Doctoral Degree: Completion
Frequently Asked Questions
- What if a student needs to change committee members after an initial committee is submitted and approved?
Changes in committee membership may be made after an initial committee is submitted and approved. Such changes require program and collegiate approval and must be recorded in the system of record.
- Can a collegiate unit delegate responsibility for approving changes in committee membership to the program level?
No. It is the responsibility of the collegiate unit and the program to ensure that all initial and replacement members are eligible to serve on the doctoral final oral examination committee.
- Is it required that my advisor represent my major field on the final oral examination committee?
Yes, your advisor must be one of the three people representing your major field on the examination committee.
- I have co-advisors. Do both of my co-advisors have to represent my major field on the final oral examination committee?
At least one of your advisors must represent the major field. If you have co-advisors, one may represent the outside/minor field.

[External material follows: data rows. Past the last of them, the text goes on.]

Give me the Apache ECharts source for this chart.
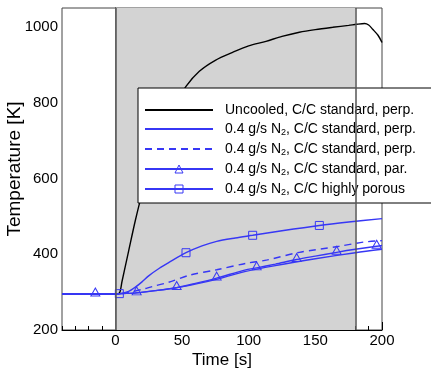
<!DOCTYPE html>
<html>
<head>
<meta charset="utf-8">
<script src="https://cdn.jsdelivr.net/npm/echarts@6/dist/echarts.min.js"></script>
<style>
  html, body { margin: 0; padding: 0; background: #fff; }
  #chart { width: 431px; height: 374px; }
</style>
</head>
<body>
<div id="chart"></div>
<script>
// values: time [s] vs temperature [K]
const uncooledTime = [-40, 0, 3, 5, 10, 15, 20, 25, 30, 40, 45, 53, 63, 75, 88, 100, 113, 125, 138, 150, 163, 175, 181, 187, 190, 193, 197, 200]
const uncooledTemp = [295, 295, 297, 328, 409, 489, 560, 620, 672, 760, 795, 843, 883, 912, 933, 950, 962, 975, 986, 993, 999, 1004, 1007, 1009, 1005, 994, 978, 959]

const perpTime = [-40, 0, 5, 15, 30, 45, 60, 75, 97, 120, 150, 180, 200]
const perpTemp = [295, 295, 296, 298, 304, 311, 321, 333, 354, 370, 388, 404, 413]

const dashTime = [-40, 0, 5, 10, 15, 20, 28, 40, 56, 76, 98, 114, 138, 168, 186, 200]
const dashTemp = [295, 295, 296, 299, 303, 307, 315, 326, 345, 359, 376, 385, 405, 421, 432, 436]

const parTime = [-40, -15, 0, 5, 16, 30, 46, 60, 76, 97, 106, 120, 136, 150, 166, 180, 196, 200]
const parTemp = [295, 295, 295, 296, 298, 304, 312, 323, 337, 358, 364, 374, 386, 395, 405, 413, 421, 423]
const parMarks = [-15, 16, 46, 76, 106, 136, 166, 196]

const porousTime = [-40, 0, 3, 10, 15, 20, 25, 33, 40, 53, 65, 76, 90, 103, 125, 153, 175, 200]
const porousTemp = [295, 295, 296, 302, 313, 327, 343, 363, 378, 404, 422, 434, 443, 450, 462, 476, 485, 494]
const porousMarks = [3, 53, 103, 153]

const heatedSpan = [0, 180]
const xTicks = [0, 50, 100, 150, 200]

const legendText = {
  unc: 'Uncooled, C/C standard, perp.',
  perp: '0.4 g/s N{sub|2}, C/C standard, perp.',
  dash: '0.4 g/s N{sub|2}, C/C standard, perp.',
  par: '0.4 g/s N{sub|2}, C/C standard, par.',
  por: '0.4 g/s N{sub|2}, C/C highly porous',
}

const BLUE = '#3737f5'
const FONT = 'Liberation Sans, Arial, sans-serif'
const pairs = (xs, ys) => xs.map((x, i) => [x, ys[i]])
const noMark = { opacity: 0 }
const hollow = { color: 'rgba(0,0,0,0)', borderColor: BLUE, borderWidth: 1 }

const chart = echarts.init(document.getElementById('chart'))

chart.setOption({
  animation: false,
  backgroundColor: '#fff',
  textStyle: { fontFamily: FONT },
  grid: {
    left: 62, right: 49, top: 8, bottom: 44, outerBoundsMode: 'none',
    show: true, borderColor: '#444', borderWidth: 1,
  },
  legend: {
    orient: 'vertical', left: 138, top: 88,
    backgroundColor: '#fff', borderColor: '#000', borderWidth: 1,
    padding: [15, 30, 6, 6],
    itemWidth: 68, itemHeight: 10, itemGap: 5,
    textStyle: {
      fontSize: 14, color: '#000', fontFamily: FONT, padding: [0, 0, 0, 7],
      rich: { sub: { fontSize: 9, padding: [7, 0, 0, 0], fontFamily: FONT, color: '#000' } },
    },
    formatter: n => legendText[n],
    data: [
      { name: 'unc', itemStyle: noMark },
      { name: 'perp', itemStyle: noMark },
      { name: 'dash', itemStyle: noMark },
      { name: 'par', itemStyle: hollow },
      { name: 'por', itemStyle: hollow },
    ],
  },
  xAxis: [{
    type: 'value', min: -40, max: 200, interval: 10,
    name: 'Time [s]', nameLocation: 'middle', nameGap: 22, nameMoveOverlap: false,
    nameTextStyle: { fontSize: 17, color: '#000', fontFamily: FONT },
    axisLine: { lineStyle: { color: '#000', width: 1 } },
    axisTick: { inside: true, length: 4, lineStyle: { color: '#000' } },
    axisLabel: { customValues: xTicks, fontSize: 15, color: '#000', margin: 3, fontFamily: FONT },
    splitLine: { show: false },
  }, {
    type: 'value', min: -40, max: 200, position: 'bottom',
    axisLine: { show: false },
    axisTick: { inside: true, length: 8, customValues: xTicks, lineStyle: { color: '#000' } },
    axisLabel: { show: false },
    splitLine: { show: false },
  }],
  yAxis: {
    type: 'value', min: 200, max: 1050, interval: 50,
    name: 'Temperature [K]', nameLocation: 'middle', nameGap: 38, nameMoveOverlap: false,
    nameTextStyle: { fontSize: 19, color: '#000', fontFamily: FONT },
    axisLine: { show: true, lineStyle: { color: '#000', width: 1 } },
    axisTick: { inside: true, length: 4, lineStyle: { color: '#000' } },
    axisLabel: {
      fontSize: 15, color: '#000', margin: 4, fontFamily: FONT,
      formatter: v => (v % 200 === 0 ? String(v) : ''),
    },
    splitLine: { show: false },
  },
  series: [
    {
      name: 'unc', type: 'line', data: pairs(uncooledTime, uncooledTemp),
      smooth: 0.3, symbol: 'none', z: 3,
      lineStyle: { color: '#000', width: 1.4 }, itemStyle: { color: '#000' },
      markArea: {
        silent: true,
        itemStyle: { color: '#d3d3d3' },
        data: [[{ xAxis: heatedSpan[0] }, { xAxis: heatedSpan[1] }]],
      },
      markLine: {
        silent: true, symbol: 'none', label: { show: false },
        lineStyle: { color: '#555', width: 1.5, type: 'solid' },
        data: heatedSpan.map(x => ({ xAxis: x })),
      },
    },
    {
      name: 'perp', type: 'line', data: pairs(perpTime, perpTemp),
      smooth: 0.3, symbol: 'none',
      lineStyle: { color: BLUE, width: 1.4 }, itemStyle: { color: BLUE },
    },
    {
      name: 'dash', type: 'line', data: pairs(dashTime, dashTemp),
      smooth: 0.3, symbol: 'none',
      lineStyle: { color: BLUE, width: 1.4, type: [7, 5] }, itemStyle: { color: BLUE },
    },
    {
      name: 'par', type: 'line', data: pairs(parTime, parTemp),
      smooth: 0.3, symbol: 'triangle', showSymbol: true,
      symbolSize: v => (parMarks.includes(v[0]) ? [9, 8] : 0),
      symbolOffset: [0, -2],
      lineStyle: { color: BLUE, width: 1.4 },
      itemStyle: hollow,
    },
    {
      name: 'por', type: 'line', data: pairs(porousTime, porousTemp),
      smooth: 0.3, symbol: 'rect', showSymbol: true,
      symbolSize: v => (porousMarks.includes(v[0]) ? 8 : 0),
      lineStyle: { color: BLUE, width: 1.4 },
      itemStyle: hollow,
    },
  ],
})
</script>
</body>
</html>
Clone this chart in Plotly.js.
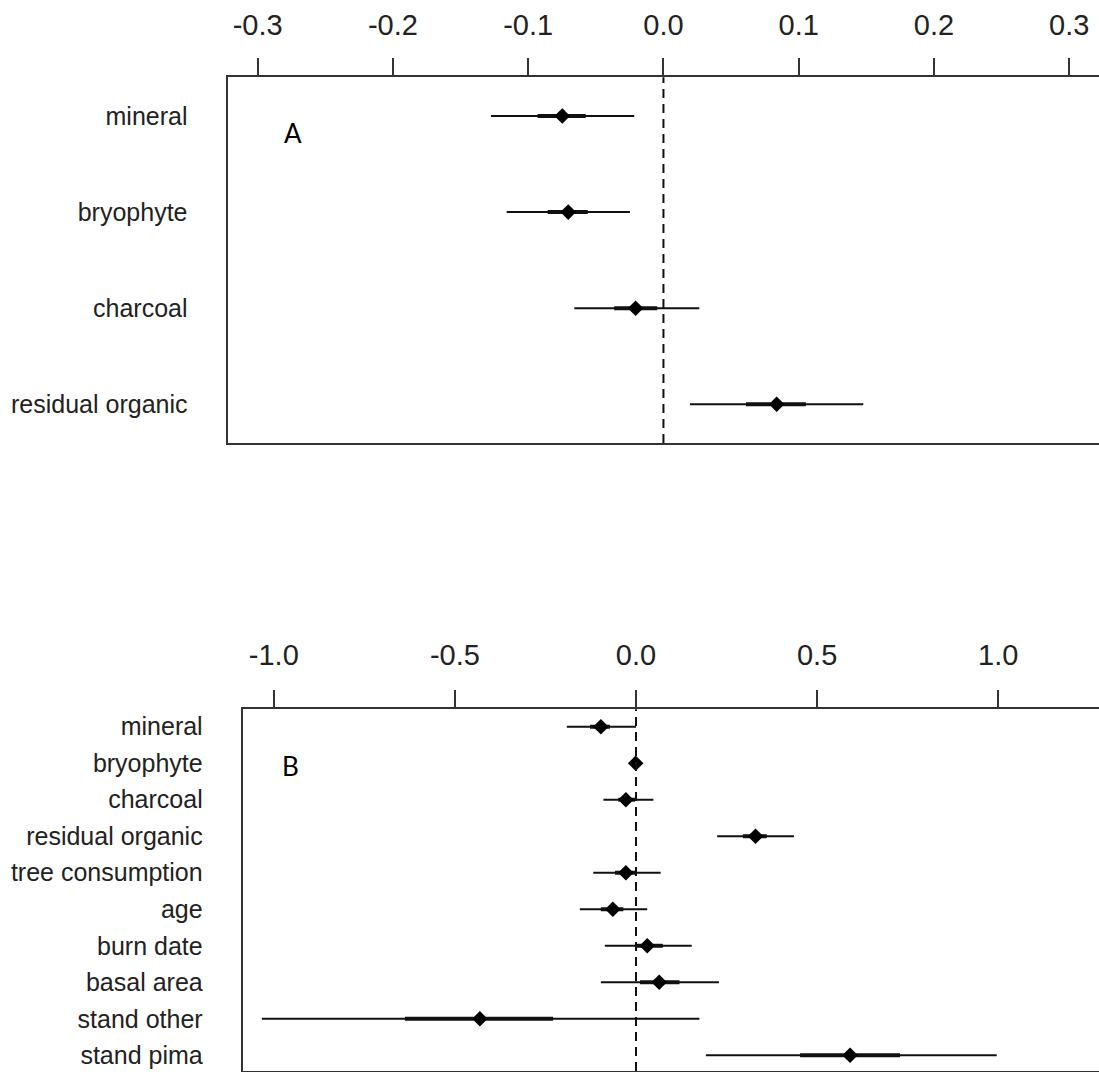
<!DOCTYPE html>
<html>
<head>
<meta charset="utf-8">
<script src="https://cdn.plot.ly/plotly-3.0.1.min.js"></script>
<style>html,body{margin:0;padding:0;background:#fff;}#chart{width:1099px;height:1072px;}</style>
</head>
<body>
<div id="chart"></div>
<script>
// ---------- Panel A data ----------
const catsA = ["mineral", "bryophyte", "charcoal", "residual organic"];
const estA = [-0.0748, -0.0704, -0.0206, 0.0837];
const outerLoA = [-0.1275, -0.1159, -0.0659, 0.0196];
const outerHiA = [-0.0216, -0.0248, 0.0265, 0.1477];
const innerLoA = [-0.0930, -0.0856, -0.0364, 0.0610];
const innerHiA = [-0.0575, -0.0560, -0.0046, 0.1053];
const tickValsA = [-0.3, -0.2, -0.1, 0.0, 0.1, 0.2, 0.3];
const tickTextA = ["-0.3", "-0.2", "-0.1", "0.0", "0.1", "0.2", "0.3"];

// ---------- Panel B data ----------
const catsB = ["mineral", "bryophyte", "charcoal", "residual organic", "tree consumption",
               "age", "burn date", "basal area", "stand other", "stand pima"];
const estB = [-0.097, -0.001, -0.028, 0.330, -0.028, -0.064, 0.031, 0.064, -0.431, 0.591];
const outerLoB = [-0.191, -0.008, -0.090, 0.224, -0.118, -0.155, -0.086, -0.097, -1.033, 0.193];
const outerHiB = [0.000, 0.006, 0.048, 0.436, 0.068, 0.031, 0.154, 0.229, 0.175, 0.996];
const innerLoB = [-0.127, -0.004, -0.049, 0.295, -0.058, -0.097, -0.003, 0.011, -0.638, 0.453];
const innerHiB = [-0.072, 0.003, -0.003, 0.361, 0.002, -0.035, 0.074, 0.120, -0.229, 0.729];
const tickValsB = [-1.0, -0.5, 0.0, 0.5, 1.0];
const tickTextB = ["-1.0", "-0.5", "0.0", "0.5", "1.0"];

const LINE = "#333";
const TEXT = "#222";
const FONT = "Liberation Sans, Arial, sans-serif";

function segs(cats, lo, hi) {
  const x = [], y = [];
  cats.forEach((c, i) => { x.push(lo[i], hi[i], null); y.push(c, c, null); });
  return {x, y};
}

function panelTraces(cats, est, oLo, oHi, iLo, iHi, xa, ya) {
  const o = segs(cats, oLo, oHi), n = segs(cats, iLo, iHi);
  return [
    {type: "scatter", mode: "lines", x: o.x, y: o.y, xaxis: xa, yaxis: ya,
     line: {color: "#111", width: 2}, connectgaps: false, showlegend: false, hoverinfo: "skip"},
    {type: "scatter", mode: "lines", x: n.x, y: n.y, xaxis: xa, yaxis: ya,
     line: {color: "#111", width: 4}, connectgaps: false, showlegend: false, hoverinfo: "skip"},
    {type: "scatter", mode: "markers", x: est, y: cats, xaxis: xa, yaxis: ya,
     marker: {symbol: "diamond", size: 12, color: "#000"}, showlegend: false, hoverinfo: "skip"}
  ];
}

const data = [
  ...panelTraces(catsA, estA, outerLoA, outerHiA, innerLoA, innerHiA, "x", "y"),
  ...panelTraces(catsB, estB, outerLoB, outerHiB, innerLoB, innerHiB, "x2", "y2")
];

function xAxis(range, vals, text, domain, anchor, standoff) {
  return {
    domain: domain, anchor: anchor, side: "top", range: range,
    tickmode: "array", tickvals: vals, ticktext: text,
    ticks: "outside", ticklen: 17, tickwidth: 2, tickcolor: LINE,
    ticklabelstandoff: standoff,
    showline: true, mirror: true, linecolor: LINE, linewidth: 2,
    showgrid: false, zeroline: false,
    tickfont: {family: FONT, size: 29, color: TEXT}
  };
}
function yAxis(cats, range, domain, anchor) {
  return {
    domain: domain, anchor: anchor, type: "category",
    categoryorder: "array", categoryarray: cats, range: range,
    ticks: "", ticklabelstandoff: 33,
    showline: true, mirror: false, linecolor: LINE, linewidth: 2,
    showgrid: false, zeroline: false,
    tickfont: {family: FONT, size: 25, color: TEXT}
  };
}

const W = 1099, H = 1072;
const layout = {
  width: W, height: H,
  margin: {l: 0, r: 0, t: 0, b: 0},
  paper_bgcolor: "#fff", plot_bgcolor: "#fff",
  xaxis: xAxis([-0.3223, 0.322], tickValsA, tickTextA, [227.5 / W, 1], "y", 12),
  yaxis: yAxis(catsA, [3.403, -0.403], [1 - 443 / H, 1 - 77.3 / H], "x"),
  xaxis2: xAxis([-1.0859, 1.2783], tickValsB, tickTextB, [242.7 / W, 1], "y2", 14),
  yaxis2: yAxis(catsB, [9.43, -0.476], [1 - 1071 / H, 1 - 709.3 / H], "x2"),
  shapes: [
    {type: "line", xref: "x", yref: "y domain", x0: 0, x1: 0, y0: 0, y1: 1,
     line: {color: "#111", width: 2, dash: "9px,6px"}},
    {type: "line", xref: "x2", yref: "y2 domain", x0: 0, x1: 0, y0: 0, y1: 1,
     line: {color: "#111", width: 2, dash: "9px,6px"}}
  ],
  annotations: [
    {text: "A", xref: "paper", yref: "paper", x: 293 / W, y: 1 - 133 / H,
     showarrow: false, xanchor: "center", yanchor: "middle",
     font: {family: "Lato, Open Sans, sans-serif", size: 26, color: "#000"}},
    {text: "B", xref: "paper", yref: "paper", x: 291 / W, y: 1 - 766 / H,
     showarrow: false, xanchor: "center", yanchor: "middle",
     font: {family: "Lato, Open Sans, sans-serif", size: 26, color: "#000"}}
  ],
  hovermode: false
};

Plotly.newPlot("chart", data, layout, {staticPlot: true, displayModeBar: false});
</script>
</body>
</html>
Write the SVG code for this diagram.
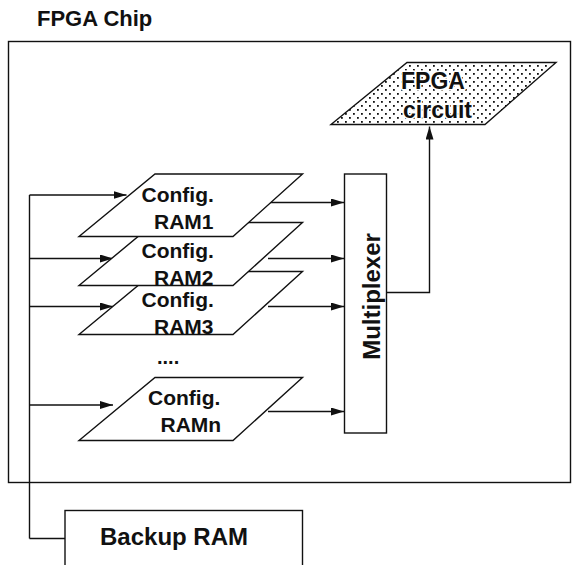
<svg xmlns="http://www.w3.org/2000/svg" width="572" height="565" viewBox="0 0 572 565">
  <defs>
    <marker id="arr" viewBox="0 0 13 8" refX="13" refY="4" markerWidth="13" markerHeight="8" markerUnits="userSpaceOnUse" orient="auto">
      <path d="M0,0 L13,4 L0,8 z" fill="#111"/>
    </marker>
    <pattern id="dots" width="8" height="8" patternUnits="userSpaceOnUse">
      <rect width="8" height="8" fill="#fff"/>
      <rect x="1" y="1" width="1.8" height="1.8" fill="#111"/>
      <rect x="5" y="5" width="1.8" height="1.8" fill="#111"/>
    </pattern>
    <style>
      .ln { fill: none; stroke: #111; stroke-width: 1.4; }
      .box { fill: #fff; stroke: #111; stroke-width: 1.4; }
      .t { font-family: "Liberation Sans", Arial, sans-serif; font-weight: bold; fill: #111; }
      .cfg { font-size: 21px; }
      .halo { stroke: #fff; stroke-width: 3; paint-order: stroke; stroke-linejoin: round; }
    </style>
  </defs>

  <text id="title" class="t" x="37" y="26" font-size="22">FPGA Chip</text>

  <g id="fpga-chip">
    <rect class="ln" x="8.5" y="41.5" width="562" height="441"/>
  </g>

  <g id="connectors">
    <path class="ln" d="M29.5,538.5 H65"/>
    <path class="ln" d="M29.5,538.5 V195"/>
    <path class="ln" d="M29.5,195 H126.5" marker-end="url(#arr)"/>
    <path class="ln" d="M29.5,258.5 H113" marker-end="url(#arr)"/>
    <path class="ln" d="M29.5,306.5 H113" marker-end="url(#arr)"/>
    <path class="ln" d="M29.5,405 H113" marker-end="url(#arr)"/>
    <path class="ln" d="M268,202.5 H344" marker-end="url(#arr)"/>
    <path class="ln" d="M268,258.5 H344" marker-end="url(#arr)"/>
    <path class="ln" d="M268,306.5 H344" marker-end="url(#arr)"/>
    <path class="ln" d="M268,411.5 H344" marker-end="url(#arr)"/>
    <path class="ln" d="M386.5,292.5 H429.5 V126.5" marker-end="url(#arr)"/>
  </g>

  <g id="fpga-circuit">
    <polygon points="407,62.5 556,62.5 485,124.5 331,124.5" fill="url(#dots)" stroke="#111" stroke-width="1.4"/>
    <text class="t halo" x="401" y="88.5" font-size="23">FPGA</text>
    <text class="t halo" x="403" y="117.5" font-size="23">circuit</text>
  </g>

  <g id="config-ramn">
    <polygon class="box" points="155,377.5 302.5,377.5 233,440.5 79,440.5"/>
    <text class="t cfg" x="148" y="405">Config.</text>
    <text class="t cfg" x="160.5" y="431.5">RAMn</text>
  </g>

  <text id="ellipsis" class="t" x="157" y="364" font-size="20">....</text>

  <g id="config-ram3">
    <polygon class="box" points="155,271.5 302.5,271.5 233,334.5 79,334.5"/>
    <text class="t cfg" x="141.5" y="306.5">Config.</text>
    <text class="t cfg" x="154" y="333.5">RAM3</text>
  </g>

  <g id="config-ram2">
    <polygon class="box" points="155,222.5 302.5,222.5 233,285.5 79,285.5"/>
    <text class="t cfg" x="141.5" y="257.5">Config.</text>
    <text class="t cfg" x="154" y="285">RAM2</text>
  </g>

  <g id="config-ram1">
    <polygon class="box" points="155,174 302.5,174 233,236.5 79,236.5"/>
    <text class="t cfg" x="141.5" y="201.5">Config.</text>
    <text class="t cfg" x="154" y="229">RAM1</text>
  </g>

  <g id="multiplexer">
    <rect class="box" x="344.5" y="174" width="42" height="259"/>
    <text class="t" transform="translate(380,296.5) rotate(-90)" text-anchor="middle" font-size="24">Multiplexer</text>
  </g>

  <g id="backup-ram">
    <rect class="box" x="65" y="510.5" width="237.5" height="70"/>
    <text class="t" x="100" y="545" font-size="24">Backup RAM</text>
  </g>
</svg>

- Why does my final oral examination committee have to include an outside committee member? Who qualifies as an outside member?
An outside committee member is required to both ensure fairness and due process for the student in the examination and to ensure that the student is examined across the breadth of knowledge represented by their field of study. An outside member is typically from a different graduate program than the student’s major field; however see question #6..
- Can a faculty member representing a formal track within a graduate program that is different from the student’s track satisfy the requirement that one committee member represent a field outside of the student’s major field?
Yes, if approved by the program and collegiate unit.
- Is there a time limit on the length of oral examinations?
The expected length of an oral examination may differ by program. However, examinations typically range from 1.5 to 3 hours.
- Do the student and the committee members have to be physically present on campus for the final oral examination?
No, neither the student nor the committee members are required to be physically present on campus for the final oral examination as long as all of the conditions required for remote participation in the exam are met.
- Can a committee member abstain from voting in the doctoral final oral examination?
No, all committee members are required to vote in the final examination.
- An emergency situation has arisen with one of my committee members. Am I allowed to identify a substitute?
Yes. Substitutions for the doctoral final oral examination that are necessitated by emergency situations should be approved in advance, if possible. In such cases, the advisor should consult with the appropriate collegiate unit staff before the start of the examination.
- Is it permissible to recess the doctoral final oral examination?
Yes . You should refer to the Procedure: Canceling or Recessing the Doctoral Preliminary and/or a Master’s or Doctoral Final Oral Examination for further information.
- When should students apply for degree clearance?
Students should apply via MyU by the first day of the intended month of degree clearance.
- What does it mean to “file a digital copy of the dissertation with the University in accordance with University standards”?
University standards require that students who complete a doctoral dissertation submit a digital copy of their dissertation to the University Digital Conservancy (UDC) for archiving. See the appendix: Thesis Formatting and Submission Guidelines for additional information. Students may request an embargo on publication of the dissertation for a limited period of time (see question #13).
- At what time should students request an embargo (hold) on the publication of the dissertation?
The request for an embargo (hold) must be made prior to the conferral of the degree. Once the final approved copy of the dissertation is submitted and approved, students cannot make changes to the dissertation or remove it from the University Digital Conservancy (UDC).
- Under what circumstances should students request an embargo?
Considerations that are likely to be deemed reasonable for granting permission to restrict dissemination include: Patentable rights in the work or other issues in which disclosure may be detrimental to the rights or interests of the author; the ethical need to prevent disclosure of sensitive or classified information about persons, institutions, technologies, etc.; the interest of an academic or commercial press in acquiring the rights to publish your dissertation or thesis as a book; or content that is likely to be submitted to a peer-reviewed journal.